Se l’approccio perequativo può soddisfare la condizione di garantire a tutti i cittadini livelli uniformi di prestazione nel campo dei servizi essenziali, rimane aperto il problema del finanziamento di altre funzioni, oggi assicurate dallo Stato, in campi quali la formazione professionale, la rete infrastrutturale e i servizi locali, la sicurezza urbana, importanti ai fini di sostenere la crescita delle imprese locali ed attrarre imprese esterne innovative.

Escludere tali funzioni dai finanziamenti compensativi avrebbe il significato di alimentare inasprimenti fiscali a livello locale o di ridurre le prestazioni, ostacolando in entrambi i modi la convergenza economica.

L’ipotesi emergente di compensare queste ridotte disponibilità finanziarie con una fiscalità di vantaggio per il Sud individua un percorso già sperimentato che ha messo in luce i limiti dell’incentivazione economica nell’attrarre nuovi investimenti se nel contempo non vengono rimosse diseconomie ambientali, non compensabili economicamente.

Come il recente Rapporto Svimez ha messo in luce il Mezzogiorno presenta una “competitività svantaggiata” sia rispetto alle 271 regioni della UE a 27, sia rispetto alle 80 regioni europee dell’obiettivo 1 ove le regioni meridionali si collocano dal 36 posto in giù.

L’obiettivo dell’allineamento competitivo del nostro Mezzogiorno richiede che la fiscalità di vantaggio diventi parte di una progettualità di intervento sul territorio meridionale in grado di produrre beni e servizi collettivi per lo sviluppo.

In questo campo occorre abbandonare la disastrosa frammentazione con cui sono state gestite risorse comunitarie e nazionali concentrandole sui progetti in grado di valorizzare i vantaggi competitivi dei diversi territori posti tra loro in concorrenza nell’accesso alle risorse pubbliche.
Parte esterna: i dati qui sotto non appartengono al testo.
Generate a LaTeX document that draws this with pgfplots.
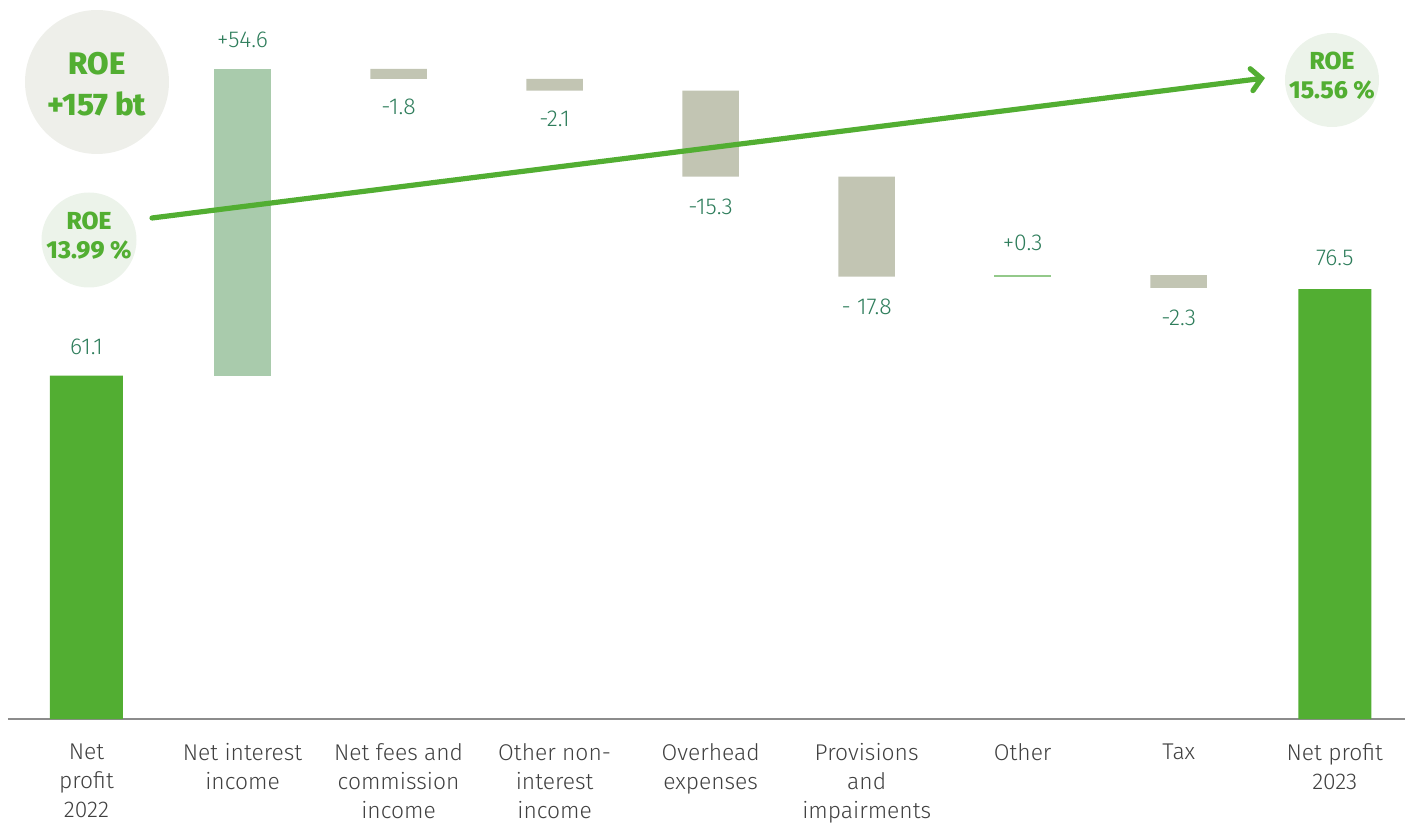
\documentclass[border=0pt]{standalone}
\usepackage{fontspec}
\setmainfont{Fira Sans Light}
\newfontfamily\heavy{Fira Sans ExtraBold}
\usepackage{pgfplots}
\pgfplotsset{compat=1.18}
\usetikzlibrary{arrows.meta}
\definecolor{npgreen}{HTML}{52AE32}
\definecolor{niigreen}{HTML}{A9CBAC}
\definecolor{greybar}{HTML}{C2C5B3}
\definecolor{othgreen}{HTML}{93C98A}
\definecolor{valgreen}{HTML}{2E7D5B}
\definecolor{labgrey}{HTML}{404040}
\definecolor{bigcirc}{HTML}{EEEFEA}
\definecolor{smallcirc}{HTML}{ECF3EA}
\definecolor{arrowgreen}{HTML}{52AE32}
\tikzset{vlab/.style={text=valgreen, font=\fontsize{11.5}{13}\selectfont}}
\begin{document}
\begin{tikzpicture}
\useasboundingbox (0,0) rectangle (702.5pt,-411.5pt);
% annotation circles
\fill[bigcirc] (48.5pt,-41pt) circle (36pt);
\fill[smallcirc] (44.5pt,-120pt) circle (23.75pt);
\fill[smallcirc] (666pt,-40pt) circle (23.5pt);
\begin{axis}[
  at={(4pt,-359.5pt)}, anchor=south west,
  scale only axis, width=698.5pt, height=359.5pt,
  xmin=-0.503, xmax=8.45, ymin=0, ymax=127.94,
  ybar stacked,
  axis y line=none, axis x line=bottom,
  x axis line style={-, draw=black!45, line width=1pt},
  xtick={0,1,2,3,4,5,6,7,8}, xtick style={draw=none}, major tick length=0pt,
  xticklabels={{Net\\profit\\2022},{Net interest\\income},{Net fees and\\commission\\income},{Other non-\\interest\\income},{Overhead\\expenses},{Provisions\\and\\impairments},{Other},{Tax},{Net profit\\2023}},
  xticklabel style={align=center, anchor=north, inner sep=0pt, yshift=-12pt, text=labgrey, font=\fontsize{11.4}{14.5}\selectfont},
  clip=false,
]
\addplot[fill=white, draw=none, opacity=0, bar width=28.25pt] coordinates {(0,0)(1,61.1)(2,113.9)(3,111.8)(4,96.5)(5,78.7)(6,78.7)(7,76.7)(8,0)};
\addplot[fill=npgreen, draw=none, bar width=36.5pt] coordinates {(0,61.1)(1,0)(2,0)(3,0)(4,0)(5,0)(6,0)(7,0)(8,76.5)};
\addplot[fill=niigreen, draw=none, bar width=28.25pt] coordinates {(0,0)(1,54.6)(2,0)(3,0)(4,0)(5,0)(6,0)(7,0)(8,0)};
\addplot[fill=greybar, draw=none, bar width=28.25pt] coordinates {(0,0)(1,0)(2,1.8)(3,2.1)(4,15.3)(5,17.8)(6,0)(7,2.3)(8,0)};
\addplot[fill=othgreen, draw=none, bar width=28.25pt] coordinates {(0,0)(1,0)(2,0)(3,0)(4,0)(5,0)(6,0.3)(7,0)(8,0)};
% value labels
\node[vlab, yshift=14.5pt] at (axis cs:0,61.1) {61.1};
\node[vlab, yshift=14.5pt] at (axis cs:1,115.7) {+54.6};
\node[vlab, yshift=-14pt] at (axis cs:2,113.9) {-1.8};
\node[vlab, yshift=-14pt] at (axis cs:3,111.8) {-2.1};
\node[vlab, yshift=-15pt] at (axis cs:4,96.5) {-15.3};
\node[vlab, yshift=-15pt] at (axis cs:5,78.7) {- 17.8};
\node[vlab, yshift=16pt] at (axis cs:6,79.0) {+0.3};
\node[vlab, yshift=-15pt] at (axis cs:7,76.7) {-2.3};
\node[vlab, yshift=15.5pt] at (axis cs:8,76.5) {76.5};
\end{axis}
% ROE arrow
\draw[arrowgreen, line width=2.6pt, line cap=round, -{Straight Barb[length=5pt, width=11pt, line cap=round]}] (76pt,-109pt) -- (632.5pt,-39pt);
% circle texts
\node[align=center, text=npgreen, font=\heavy\fontsize{15.6}{20.5}\selectfont] at (48.5pt,-42pt) {ROE\\+157 bt};
\node[align=center, text=npgreen, font=\heavy\fontsize{12.3}{14.25}\selectfont] at (44.5pt,-118pt) {ROE\\13.99 \%};
\node[align=center, text=npgreen, font=\heavy\fontsize{12.3}{14.25}\selectfont] at (666pt,-38pt) {ROE\\15.56 \%};
\end{tikzpicture}
\end{document}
La gestione delle risorse per progetti presuppone, inoltre, la diffusione di metodologie trasparenti di programmazione degli obiettivi e di controllo dei risultati e strumenti di premialità e di sanzionamento per gli amministratori e per gli apparati burocratici.

In conclusione il federalismo fiscale può essere una opportunità per il Mezzogiorno se diventa occasione per rimediare ai guasti causati dall’assistenzialismo dello Stato centrale, in vista di promuovere un rinnovo della classe dirigente e un nuovo orientamento a favore di politiche territoriali di tipo selettivo. Questo disegno di riforma richiede nel contempo un’accorta gestione per prevenire i rischi di un conflitto tra regioni ricche e povere in grado di ulteriormente indebolire il percorso del paese nell’economia europea.

L’Italia è oggi particolarmodo fragile e la sua unità sarebbe in pericolo se dopo il Nord la febbre leghista dovesse investire anche il Sud.

L’Italia sarà quel che il Mezzogiorno sarà” scrisse Mazzini. Un federalismo unitario e non separatista deve proporsi che questa profezia non si avveri al suo livello più basso.

 

 

 


[1] Rapporto Svimez 2008 sull’economia del Mezzogiorno”, Il Mulino, 2008

[2] Rapporto Svimez op. cit.

[3] M. Bordignon , “Studio condotto per la Confindustria sul rapporto dare e avere tra Stato e Territori”,  Confindustria, 2008

[4] Rapporto ISAE “L’attuazione del federalismo” marzo 2006.